# INSTRUCTIONS TO FOLLOW
Copy all lines below containing "this".

# INFORMATION SUPPLIED

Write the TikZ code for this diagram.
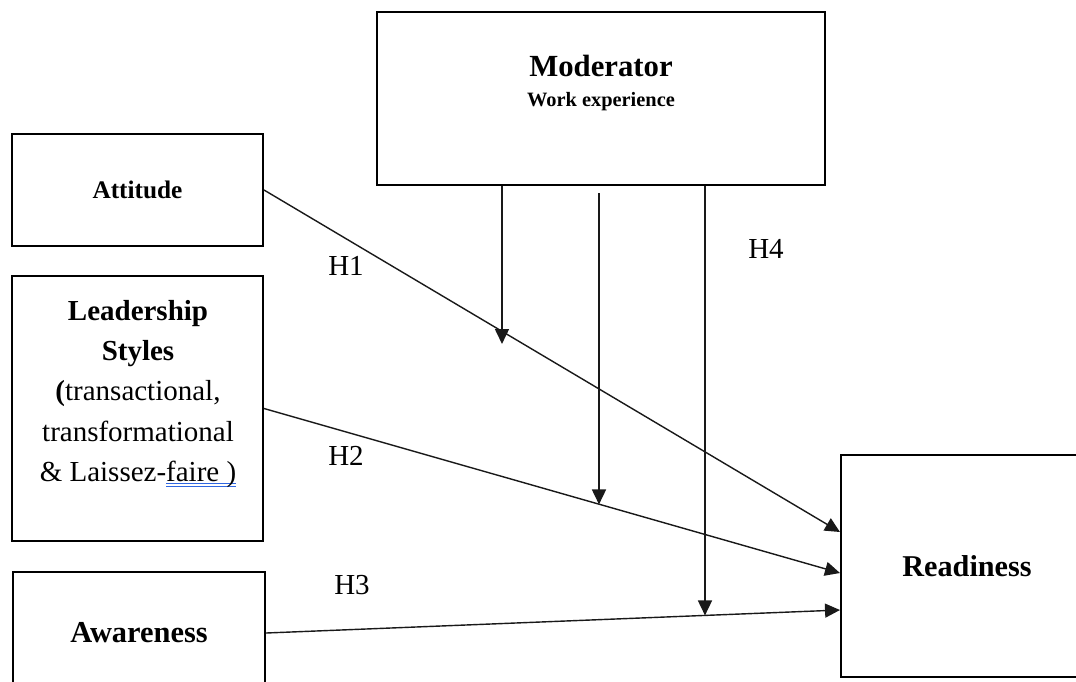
\documentclass[tikz,border=0pt]{standalone}
\usepackage{fontspec}
\setmainfont{Liberation Serif}
\usepackage{xcolor}
\usetikzlibrary{positioning, calc, arrows.meta}

\definecolor{spellblue}{HTML}{2F66E0}
\newcommand{\spellmark}[1]{\setbox0=\hbox{#1}%
  \rlap{\color{spellblue}\rule[-1.5pt]{\wd0}{0.55pt}}%
  \rlap{\color{spellblue}\rule[-2.9pt]{\wd0}{0.55pt}}#1}

\begin{document}
\begin{tikzpicture}[x=0.02cm, y=-0.02cm, >={Triangle[length=8.5pt,width=8pt]},
  construct/.style={rectangle, draw, line width=1.2pt, inner sep=0pt, align=center},
  path/.style={->, line width=0.8pt, draw=black!90},
  hyp/.style={font=\fontsize{16.5}{20}\selectfont}]
  \useasboundingbox (0,0) rectangle (1076,681);
  \clip (0,0) rectangle (1076,681);
  % Constructs
  \node[construct, minimum width=8.96cm, minimum height=3.46cm] (mod) at (601,98.5) {};
  \node[align=center, font=\fontsize{11.6}{17.6}\selectfont\bfseries] (modtxt) at (601,83)
    {{\fontsize{17.5}{21}\selectfont Moderator}\\Work experience};
  \node[construct, minimum width=5.02cm, minimum height=2.24cm,
    font=\fontsize{14.4}{17}\selectfont\bfseries] (att) at (137.5,190) {Attitude};
  \node[construct, minimum width=5.02cm, minimum height=5.3cm] (lead) at (137.5,408.5) {};
  \node[align=center, font=\fontsize{16.5}{23}\selectfont] (leadtxt) at (138,394)
    {\textbf{Leadership}\\\textbf{Styles}\\\textbf{(}transactional,\\transformational\\\& Laissez-\spellmark{faire )}};
  \node[construct, minimum width=5.04cm, minimum height=2.44cm,
    font=\fontsize{17.3}{20}\selectfont\bfseries] (awr) at (139,633) {Awareness};
  \node[construct, minimum width=5.04cm, minimum height=4.44cm,
    font=\fontsize{17.2}{20}\selectfont\bfseries] (rdy) at (967,566) {Readiness};
  % Hypotheses
  \node[hyp] (h1) at (346,266) {H1};
  \node[hyp] (h2) at (346,456) {H2};
  \node[hyp] (h3) at (352,585) {H3};
  \node[hyp] (h4) at (766,249) {H4};
  % Direct paths
  \coordinate (in1) at ($(rdy.west)+(0,-34)$);
  \coordinate (in2) at ($(rdy.west)+(0,7)$);
  \coordinate (in3) at ($(rdy.west)+(0,44)$);
  \draw[path] (att.east) -- (in1);
  \draw[path] (lead.east) -- (in2);
  \draw[path] (awr.east) -- (in3);
  % Moderating paths
  \coordinate (m1) at ($(mod.south west)+(126,0)$);
  \coordinate (m2) at ($(mod.south west)+(223,7)$);
  \coordinate (m3) at ($(mod.south west)+(329,0)$);
  \coordinate (t1) at ($(att.east)!0.415!(in1)$);
  \coordinate (t2) at ($(lead.east)!0.583!(in2)$);
  \coordinate (t3) at ($(awr.east)!0.766!(in3)$);
  \draw[path] (m1) -- ($(m1 |- t1)+(0,12)$);
  \draw[path] (m2) -- (m2 |- t2);
  \draw[path] (m3) -- (m3 |- t3);
\end{tikzpicture}
\end{document}
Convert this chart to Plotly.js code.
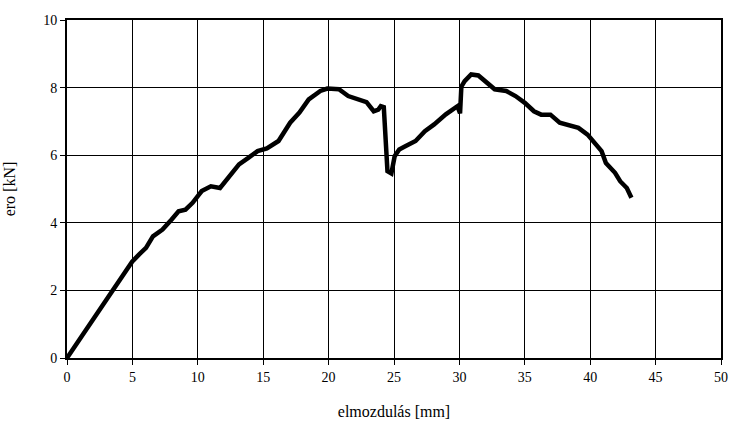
<!DOCTYPE html>
<html>
<head>
<meta charset="utf-8">
<script src="https://cdn.plot.ly/plotly-3.0.1.min.js"></script>
<style>
html,body{margin:0;padding:0;background:#fff;}
#chart{width:729px;height:430px;}
</style>
</head>
<body>
<div id="chart"></div>
<script>
var displacement = [0, 4.98, 5.5, 6.04, 6.57, 7.3, 8.0, 8.53, 9.06, 9.6, 10.3, 11.0, 11.7, 12.4, 13.15, 13.86, 14.57, 15.28, 16.17, 17.06, 17.77, 18.48, 19.37, 19.9, 20.79, 21.5, 22.2, 22.9, 23.45, 23.8, 23.99, 24.22, 24.5, 24.8, 25.05, 25.4, 25.9, 26.65, 27.36, 28.07, 28.96, 29.85, 30.05, 30.15, 30.4, 30.9, 31.45, 31.98, 32.7, 33.58, 34.29, 35.0, 35.7, 36.25, 36.96, 37.67, 38.37, 39.1, 39.8, 40.3, 40.87, 41.2, 41.9, 42.29, 42.8, 43.15];
var force = [0, 2.85, 3.06, 3.26, 3.6, 3.8, 4.1, 4.34, 4.39, 4.59, 4.94, 5.08, 5.03, 5.38, 5.73, 5.92, 6.12, 6.2, 6.42, 6.96, 7.26, 7.65, 7.9, 7.97, 7.95, 7.75, 7.65, 7.57, 7.3, 7.35, 7.45, 7.42, 5.53, 5.46, 5.97, 6.17, 6.27, 6.42, 6.71, 6.91, 7.21, 7.45, 7.24, 8.03, 8.19, 8.39, 8.36, 8.19, 7.95, 7.9, 7.75, 7.55, 7.3, 7.2, 7.2, 6.96, 6.88, 6.81, 6.61, 6.37, 6.12, 5.77, 5.48, 5.23, 5.03, 4.74];
var xTicks = [0, 5, 10, 15, 20, 25, 30, 35, 40, 45, 50];
var yTicks = [0, 2, 4, 6, 8, 10];

var fam = 'Liberation Serif';

Plotly.newPlot('chart', [{
  x: displacement, y: force, type: 'scatter', mode: 'lines',
  line: {color: '#000', width: 4.5}, hoverinfo: 'skip'
}], {
  width: 729, height: 430,
  margin: {l: 67, r: 8, t: 20, b: 72},
  paper_bgcolor: '#fff', plot_bgcolor: '#fff',
  showlegend: false,
  font: {family: fam, size: 14, color: '#000'},
  xaxis: {
    range: [0, 50], tickvals: xTicks, ticktext: xTicks.map(String),
    showgrid: true, gridcolor: '#000', gridwidth: 1,
    showline: true, linecolor: '#000', linewidth: 2, mirror: true,
    ticks: 'outside', ticklen: 5, tickwidth: 1, tickcolor: '#000',
    zeroline: false,
    tickfont: {family: fam, size: 14, color: '#000'},
    title: {text: 'elmozdulás [mm]', font: {family: fam, size: 16, color: '#000'}, standoff: 22}
  },
  yaxis: {
    range: [0, 10], tickvals: yTicks, ticktext: yTicks.map(String),
    showgrid: true, gridcolor: '#000', gridwidth: 1,
    showline: true, linecolor: '#000', linewidth: 2, mirror: true,
    ticks: 'outside', ticklen: 5, tickwidth: 1, tickcolor: '#000',
    zeroline: false,
    tickfont: {family: fam, size: 14, color: '#000'},
    title: {text: 'ero [kN]', font: {family: fam, size: 16, color: '#000'}, standoff: 24}
  }
}, {displayModeBar: false, staticPlot: true}).then(function (gd) {
  var texts = gd.querySelectorAll('text');
  for (var i = 0; i < texts.length; i++) {
    texts[i].style.fontFamily = "'Liberation Serif', serif";
  }
});
</script>
</body>
</html>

# ANSWER TO THE TASK
Write the TikZ code for this diagram.
Convert this chart to Plotly.js code.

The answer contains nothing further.